2 letter search performance

sourabh · **Joined:** Thu Jan 08, 2009 9:23 am **Posts:** 9

Hi,

we face serious performance issue when users do 2 letter search e.g ho, jo, pa ma, um ar, ma fi etc. time taken between 10 - 15 secs. Search performs on 7 fields, PrefixQuery implementation on all fields, AND search.

We show only 100 top documents only.

Our indexer size is 300 MB.

We user StandardAnalyzer & StandardTokenizer for indexing & searching.

plz let me know how can we improve the performance.

Regards,
Sourabh

sanne.grinovero · **Posted:** Sun Feb 01, 2009 6:08 am

Hi,
are you combining "two letter search" with other contraints, are do you always do only this kind of searches?

You are currently building the worst-case query for Lucene IMHO.
This is more a Lucene forum question, but I think you could solve it by building a custom analyzer which emits "two letter" tokens: in this case the number of maching Terms would be high possibly incresing the index size, but it would be highly optimized for your kind of search, returning the situation to the usual blazing fast queries.

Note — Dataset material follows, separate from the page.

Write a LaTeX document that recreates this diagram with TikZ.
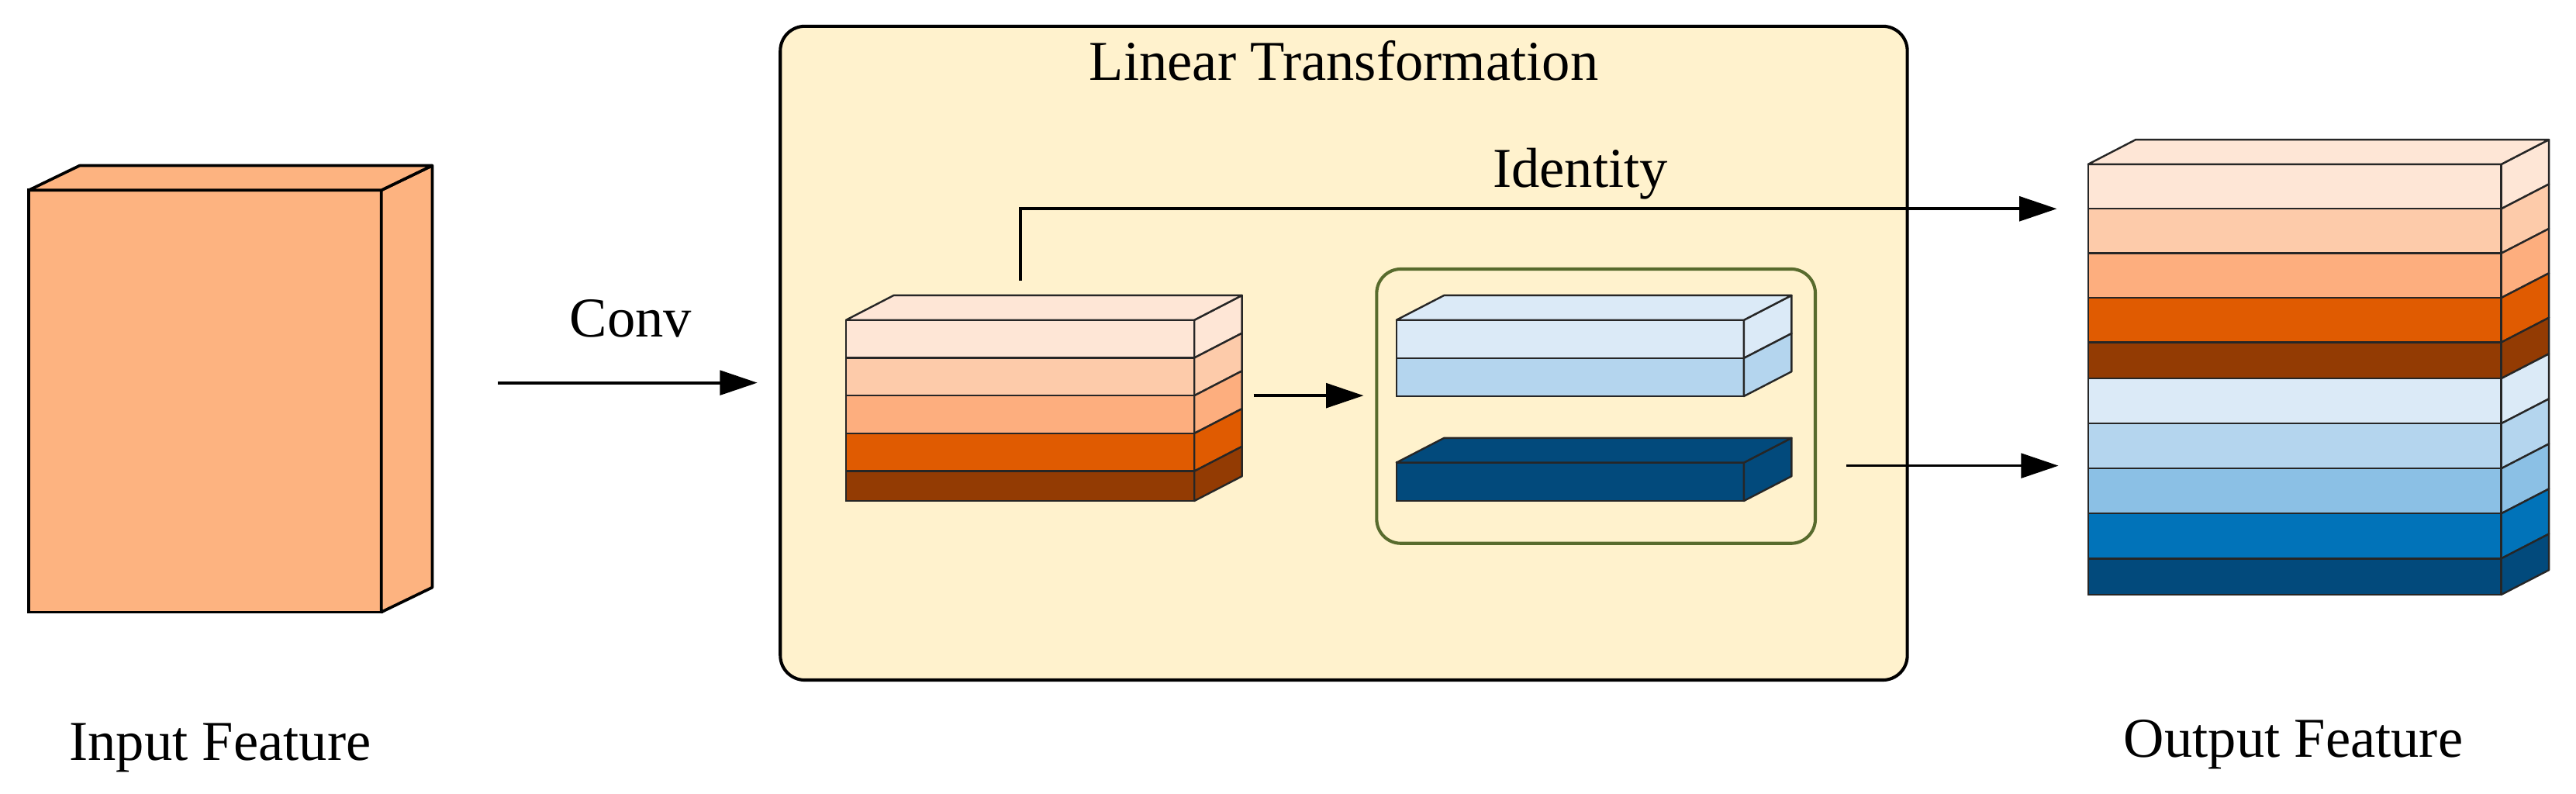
\documentclass[tikz,border=0pt]{standalone}
\usepackage{fontspec}
\setmainfont{Liberation Serif}
\usepackage{xcolor}
\usetikzlibrary{positioning, arrows.meta}

\definecolor{peach}{HTML}{FDB380}
\definecolor{cream}{HTML}{FFF2CD}
\definecolor{olive}{HTML}{586B2D}
\definecolor{orA}{HTML}{FEE6D6}
\definecolor{orB}{HTML}{FDCBAA}
\definecolor{orC}{HTML}{FDAE7E}
\definecolor{orD}{HTML}{E05B01}
\definecolor{orE}{HTML}{933B03}
\definecolor{blA}{HTML}{DBEAF7}
\definecolor{blB}{HTML}{B4D5EE}
\definecolor{blC}{HTML}{8BC0E5}
\definecolor{blD}{HTML}{0173B9}
\definecolor{blE}{HTML}{024A7C}

\newcommand{\dpx}{29}
\newcommand{\dpy}{15}
% front face as a node, side face drawn beside it
\newcommand{\slab}[6]{%
  \node[face, fill=#2, minimum width=#5*0.02cm, minimum height=#6*0.02cm] (#1) at ({#3},{#4}) {};
  \filldraw[sidef, fill=#2] (#1.north east) -- ++(\dpx,-\dpy) -- ++(0,#6) -- (#1.south east) -- cycle;}
\newcommand{\slabtop}[2]{%
  \filldraw[sidef, fill=#2] (#1.north west) -- ++(\dpx,-\dpy) -- ([shift={(\dpx,-\dpy)}]#1.north east) -- (#1.north east) -- cycle;}

\begin{document}
\begin{tikzpicture}[x=0.02cm, y=-0.02cm, font=\fontsize{19.5}{23}\selectfont,
    face/.style={draw=black!85, line width=0.65pt, inner sep=0pt, outer sep=0pt, anchor=north west},
    sidef/.style={draw=black!85, line width=0.65pt, line join=round},
    arr/.style={-{Triangle[length=13pt,width=8.5pt]}, line width=1pt}]
    \useasboundingbox (0,0) rectangle (1568,483);

    % input feature
    \begin{scope}[face/.append style={draw=black, line width=1pt}, sidef/.append style={draw=black, line width=1pt}]
    \renewcommand{\dpx}{31}
    \slab{in}{peach}{17.5}{115.8}{214.6}{256.8}
    \slabtop{in}{peach}
    \renewcommand{\dpx}{29}
    \end{scope}
    \node[anchor=base] (inlbl) at (134,462.6) {Input Feature};

    % linear transformation block
    \node[draw, fill=cream, line width=1.1pt, rounded corners=8.5pt, anchor=north west,
          minimum width=686*0.02cm, minimum height=398*0.02cm] (lt) at (474,15) {};
    \node[anchor=base] (lttl) at (818,48.7) {Linear Transformation};

    \foreach \c [count=\i] in {orA,orB,orC,orD} {
        \slab{o\i}{\c}{515}{194.8+(\i-1)*23}{212}{23}
    }
    \slab{o5}{orE}{515}{286.8}{212}{18.1}
    \slabtop{o1}{orA}

    \node[draw=olive, line width=1.1pt, rounded corners=8.4pt, anchor=north west,
          minimum width=267*0.02cm, minimum height=167*0.02cm] (grp) at (837,162.8) {};
    \slab{b1}{blA}{850}{194.8}{211.5}{23.2}
    \slab{b2}{blB}{850}{218}{211.5}{23.2}
    \slabtop{b1}{blA}
    \slab{b3}{blE}{850}{281.6}{211.5}{23.3}
    \slabtop{b3}{blE}

    % output feature
    \foreach \c [count=\i] in {orA,orB,orC,orD} {
        \slab{f\i}{\c}{1271}{100+(\i-1)*27.1}{251.5}{27.1}
    }
    \slab{f5}{orE}{1271}{208.4}{251.5}{22}
    \foreach \c [count=\i from 6] in {blA,blB,blC,blD} {
        \slab{f\i}{\c}{1271}{230.4+(\i-6)*27.4}{251.5}{27.4}
    }
    \slab{f10}{blE}{1271}{340}{251.5}{22}
    \slabtop{f1}{orA}
    \node[anchor=base] (outlbl) at (1396,461) {Output Feature};

    % connectors
    \coordinate (cvS) at (303,233);
    \draw[arr, shorten >=0.26cm] (cvS) -- (cvS -| lt.west);
    \node[anchor=base] (cvlbl) at (384,205) {Conv};

    \coordinate[above=0.48cm of o1.north] (idS);
    \draw[arr] (idS) |- ([xshift=-0.38cm]f1.south west);
    \node[anchor=base] (idlbl) at (962,114) {Identity};

    \coordinate[right=0.72cm of o2.south east] (gS);
    \draw[arr, shorten >=0.14cm] (gS) -- (gS -| grp.west);

    \coordinate (rS) at (1124,283.5);
    \draw[arr, shorten >=0.36cm] (rS) -- (rS -| f7.west);
\end{tikzpicture}
\end{document}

You may also try an additional field to combine the 7 ANDed fields into one at indexing time.

These considerations are quite broken if you want to support also other kinds of searches; in that case you may want to keep two sets of fields in the index, so to use the best ones depending on search type and possibly combining them.

sourabh · **Joined:** Thu Jan 08, 2009 9:23 am **Posts:** 9

Hi,

as per Lucene document I find out 2 ways of performance improvement:

1. Sorting the documents need to retrieve by docID order first increase the performance.
2. We can restrict the loading of all fields of a document by implementing the FieldSelectorResult.LAZY_LOAD.

plz correct me if I am wrong. I want to implement these suggestions & want to know Hibernate search support these.

sourabh

amin-mc · **Joined:** Wed Oct 03, 2007 2:31 pm **Posts:** 205

Hi

Please find info from Erick Erickson on prefix queries:

Quote:

Prefix queries are expensive here. The problem is
that each one forms a very large OR clause on all
the terms that start with those two letters. For instance,
if a field in your index contained
mine
milanta
mica

a prefix search on "mi" would form
mine OR milanta OR mica.

Doing this across seven fields could get expensive.

Two things:
1> what is the problem you are trying to solve? Perhaps some
of the folks on the list can give you some suggestions. You can
think about many strategies depending upon what you want
to accomplish. A 300M index isn't very big, so you could, for
instance, think about indexing a separate field that contains only
the two beginning letters and search *that* in this case. I'll
assume that three letter prefix queries are OK.

2> How are you measuring query time? If you're measuring the
time it takes when you first start a searcher, be aware that the
first few queries are usually slow because the caches haven't
been filled. Further, are you measuring total response time or
are you measuring *just* the query time? It's possible that the
time is being spent assembling the response in your code
rather than actual searching. You might insert some timers
to determine that.
[/code]

This is taken from the lucene mailing.

HTH

amin-mc · **Joined:** Wed Oct 03, 2007 2:31 pm **Posts:** 205

ok...sorry folks..just realised that the quote i copied is actually for the original author of this post.

Sorry again!

hardy.ferentschik · **Posted:** Tue Feb 03, 2009 10:33 am

hi,

I think the best approach is either Sanne's custom analyzer and emitting/adding the two letter tokens to the token stream or indexing the two letters into a separate field as suggested in the quoted email.

You definitely want to get away from the expensive PrefixQuery and complex BooleanQueries.

All this is possible in Hibernate Search right now.

--Hardy